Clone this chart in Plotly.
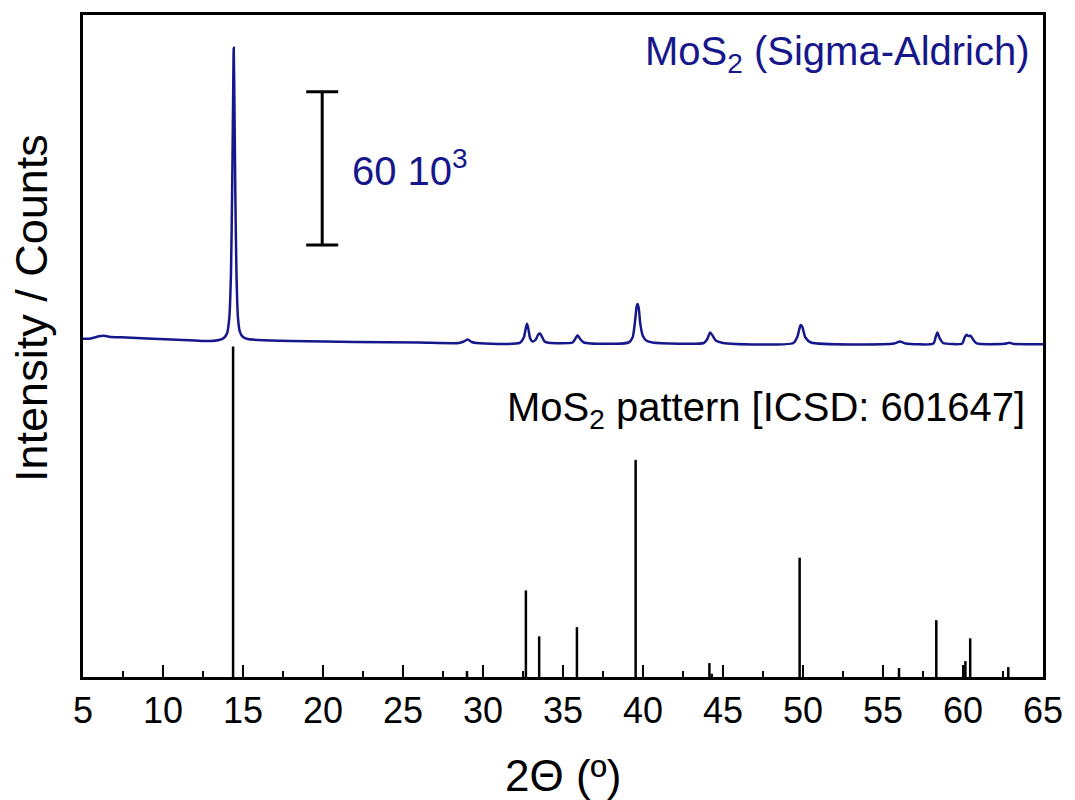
import plotly.graph_objects as go

# ---- measured XRD pattern (MoS2, Sigma-Aldrich) ----
xrd_2theta = [5.0, 5.5, 6.0, 6.3, 6.8, 7.7, 9.0, 10.5, 12.0, 13.0, 13.5, 13.8, 14.0,
              14.15, 14.25, 14.32, 14.38, 14.42, 14.47, 14.52, 14.59, 14.68, 14.8, 15.0,
              15.3, 16.0, 18.0, 22.0, 26.0, 28.5, 28.8, 29.05, 29.3, 29.6, 32.3, 32.55,
              32.67, 32.75, 32.83, 32.95, 33.1, 33.3, 33.45, 33.56, 33.68, 33.85, 34.1,
              35.6, 35.78, 35.91, 36.05, 36.3, 39.1, 39.35, 39.5, 39.6, 39.66, 39.73,
              39.83, 39.98, 40.2, 40.6, 43.8, 44.0, 44.2, 44.35, 44.55, 45.0, 49.4,
              49.65, 49.85, 49.95, 50.15, 50.5, 55.7, 56.05, 56.4, 58.15, 58.3, 58.4,
              58.55, 58.75, 59.95, 60.1, 60.22, 60.35, 60.48, 60.65, 60.85, 62.6, 62.9,
              63.2, 65.0]
xrd_counts = [6310, 6430, 7290, 7480, 7010, 6820, 6430, 6040, 5650, 5460, 5850, 6630, 8380,
              15000, 32530, 63690, 98740, 120160, 94850, 63690, 32530, 15000, 9160, 7010,
              6240, 5850, 5460, 5070, 4870, 4680, 5260, 6040, 5070, 4680, 4680, 6820,
              10330, 12160, 10330, 6430, 5260, 6040, 7990, 8380, 7210, 5260, 4760,
              4870, 6430, 7720, 6430, 4870, 4870, 6820, 13050, 18890, 19950, 18510,
              12270, 7600, 5650, 4870, 4680, 6040, 8770, 7560, 5650, 4680, 4680,
              7210, 11690, 11100, 6820, 4870, 4490, 5260, 4490, 4490, 7210, 8770,
              6430, 4680, 4490, 6820, 7870, 7400, 7480, 5850, 4490, 4370, 4760,
              4290, 4210]

# ---- reference pattern [ICSD: 601647] (relative intensity, %) ----
ref_2theta = [14.38, 29.0, 32.68, 33.51, 35.87, 39.54, 44.15, 44.3, 49.79, 56.0, 58.33,
              60.03, 60.15, 60.45, 62.83]
ref_rel = [100, 1.8, 26.2, 12.3, 15.1, 65.7, 4.2, 1.0, 36.1, 2.7, 17.2,
           3.6, 4.8, 11.7, 3.0]

scale_bar_counts = 60000
x_ticks = [5, 10, 15, 20, 25, 30, 35, 40, 45, 50, 55, 60, 65]

# display constants
curve_offset = 126000      # vertical offset of measured pattern
pattern_scale = 129300     # display height of a 100 % reference line
y_max = 259000
blue = "#17178c"

fig = go.Figure()

fig.add_trace(go.Scatter(
    x=xrd_2theta, y=[c + curve_offset for c in xrd_counts],
    mode="lines", line=dict(color=blue, width=2.5, shape="spline", smoothing=0.6),
    hoverinfo="skip", showlegend=False))

sx, sy = [], []
for t, r in zip(ref_2theta, ref_rel):
    sx += [t, t, None]
    sy += [0, r / 100 * pattern_scale, None]
fig.add_trace(go.Scatter(x=sx, y=sy, mode="lines",
                         line=dict(color="black", width=2.5),
                         hoverinfo="skip", showlegend=False))

# scale bar
bar_x = 19.95
bar_y0 = 169000
bar_y1 = bar_y0 + scale_bar_counts
fig.add_shape(type="line", x0=bar_x, x1=bar_x, y0=bar_y0, y1=bar_y1,
              line=dict(color="black", width=3))
for yy in (bar_y0, bar_y1):
    fig.add_shape(type="line", x0=bar_x - 1.0, x1=bar_x + 1.0, y0=yy, y1=yy,
                  line=dict(color="black", width=3))

font_main = "Arial, Liberation Sans, sans-serif"
fig.add_annotation(x=bar_x + 1.75, y=(bar_y0 + bar_y1) / 2, xref="x", yref="y",
                   text="60 10<sup>3</sup>", showarrow=False, xanchor="left",
                   yanchor="middle", font=dict(family=font_main, size=40, color=blue))
fig.add_annotation(x=1.0, y=1.0, xref="paper", yref="paper", xshift=-11, yshift=-12,
                   text="MoS<sub>2</sub> (Sigma-Aldrich)", showarrow=False,
                   xanchor="right", yanchor="top",
                   font=dict(family=font_main, size=40, color=blue))
fig.add_annotation(x=1.0, y=0.404, xref="paper", yref="paper", xshift=-16,
                   text="MoS<sub>2</sub> pattern [ICSD: 601647]", showarrow=False,
                   xanchor="right", yanchor="middle",
                   font=dict(family=font_main, size=40, color="black"))
fig.add_annotation(x=-0.0538, y=0.558, xref="paper", yref="paper",
                   text="Intensity / Counts", textangle=-90, showarrow=False,
                   xanchor="center", yanchor="middle",
                   font=dict(family=font_main, size=45, color="black"))
fig.add_annotation(x=0.5, y=-0.149, xref="paper", yref="paper",
                   text="2Θ (º)", showarrow=False, xanchor="center", yanchor="middle",
                   font=dict(family=font_main, size=44, color="black"))

fig.update_xaxes(range=[5, 65], tickvals=x_ticks, ticktext=[str(v) for v in x_ticks],
                 ticks="inside", ticklen=12, tickwidth=2, tickcolor="black",
                 minor=dict(dtick=2.5, ticks="inside", ticklen=6, tickwidth=2,
                            tickcolor="black", tick0=0),
                 showline=True, linecolor="black", linewidth=2.5, mirror=True,
                 showgrid=False, zeroline=False,
                 tickfont=dict(family="Liberation Sans Narrow, Arial Narrow, Arial, sans-serif",
                               size=36, color="black"))
fig.update_yaxes(range=[0, y_max], showticklabels=False, ticks="",
                 showline=True, linecolor="black", linewidth=2.5, mirror=True,
                 showgrid=False, zeroline=False)

fig.update_layout(width=1075, height=800, plot_bgcolor="white", paper_bgcolor="white",
                  margin=dict(l=83, r=28, t=12, b=123))

fig.write_html("out.html", config={"displayModeBar": False},
               post_script="document.body.style.margin='0';"
                           "document.body.style.overflow='hidden';")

==================================================

**What needs to be done:** Restate exactly, please, only the lines between the start of the data and the line containing "import plotly.graph_objects as go", both ends included, skipping the pictures.

**The answer:**
Clone this chart in Plotly.
import plotly.graph_objects as go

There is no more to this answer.